_DO THIS_
Reproduce the material below line by line, beginning with its first line and ending with the line that contains "21, 21, 8, 5]"; leave out pictures.

_STORED DATA_
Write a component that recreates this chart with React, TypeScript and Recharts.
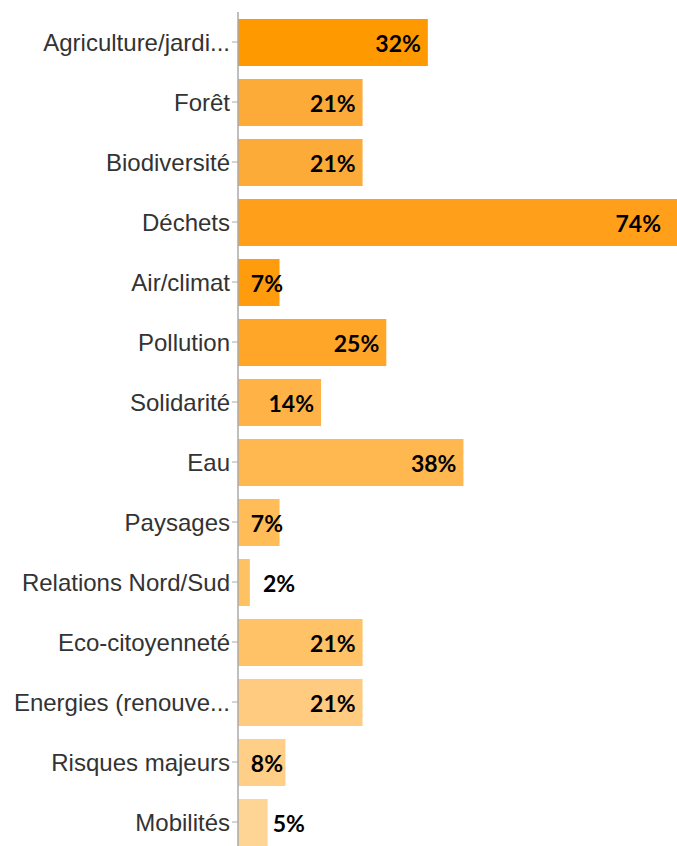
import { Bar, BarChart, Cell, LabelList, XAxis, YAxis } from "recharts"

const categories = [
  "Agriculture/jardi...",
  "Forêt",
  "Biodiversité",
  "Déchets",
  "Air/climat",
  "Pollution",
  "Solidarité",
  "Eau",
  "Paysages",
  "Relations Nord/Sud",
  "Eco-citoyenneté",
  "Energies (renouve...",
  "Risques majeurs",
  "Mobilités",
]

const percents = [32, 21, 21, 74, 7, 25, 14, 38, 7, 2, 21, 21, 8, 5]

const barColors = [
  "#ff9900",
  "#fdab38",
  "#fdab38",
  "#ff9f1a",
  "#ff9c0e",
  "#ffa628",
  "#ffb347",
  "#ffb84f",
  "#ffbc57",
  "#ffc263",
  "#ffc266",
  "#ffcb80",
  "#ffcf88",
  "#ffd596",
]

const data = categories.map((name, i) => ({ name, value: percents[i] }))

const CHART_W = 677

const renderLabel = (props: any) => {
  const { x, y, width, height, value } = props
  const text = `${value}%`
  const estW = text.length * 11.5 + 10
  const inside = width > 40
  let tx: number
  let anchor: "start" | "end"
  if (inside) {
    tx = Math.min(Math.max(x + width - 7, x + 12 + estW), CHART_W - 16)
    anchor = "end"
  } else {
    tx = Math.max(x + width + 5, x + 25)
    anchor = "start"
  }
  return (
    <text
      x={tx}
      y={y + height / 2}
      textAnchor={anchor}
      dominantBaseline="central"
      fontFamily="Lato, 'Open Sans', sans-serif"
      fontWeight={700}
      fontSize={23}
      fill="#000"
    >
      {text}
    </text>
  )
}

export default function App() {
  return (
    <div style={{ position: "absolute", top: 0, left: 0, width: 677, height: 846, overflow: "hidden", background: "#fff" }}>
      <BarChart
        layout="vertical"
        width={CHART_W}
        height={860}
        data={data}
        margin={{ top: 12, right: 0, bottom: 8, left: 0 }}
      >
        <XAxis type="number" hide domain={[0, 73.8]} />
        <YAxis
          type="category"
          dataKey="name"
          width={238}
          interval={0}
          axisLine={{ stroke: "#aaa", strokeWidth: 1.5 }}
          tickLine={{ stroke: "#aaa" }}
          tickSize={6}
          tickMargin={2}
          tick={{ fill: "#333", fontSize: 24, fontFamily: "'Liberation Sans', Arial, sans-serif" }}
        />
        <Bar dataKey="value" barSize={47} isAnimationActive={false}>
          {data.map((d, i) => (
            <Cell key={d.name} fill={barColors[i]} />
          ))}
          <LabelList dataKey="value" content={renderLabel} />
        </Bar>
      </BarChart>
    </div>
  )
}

_SOLUTION FOR THIS EXERCISE_
Write a component that recreates this chart with React, TypeScript and Recharts.
import { Bar, BarChart, Cell, LabelList, XAxis, YAxis } from "recharts"

const categories = [
  "Agriculture/jardi...",
  "Forêt",
  "Biodiversité",
  "Déchets",
  "Air/climat",
  "Pollution",
  "Solidarité",
  "Eau",
  "Paysages",
  "Relations Nord/Sud",
  "Eco-citoyenneté",
  "Energies (renouve...",
  "Risques majeurs",
  "Mobilités",
]

const percents = [32, 21, 21, 74, 7, 25, 14, 38, 7, 2, 21, 21, 8, 5]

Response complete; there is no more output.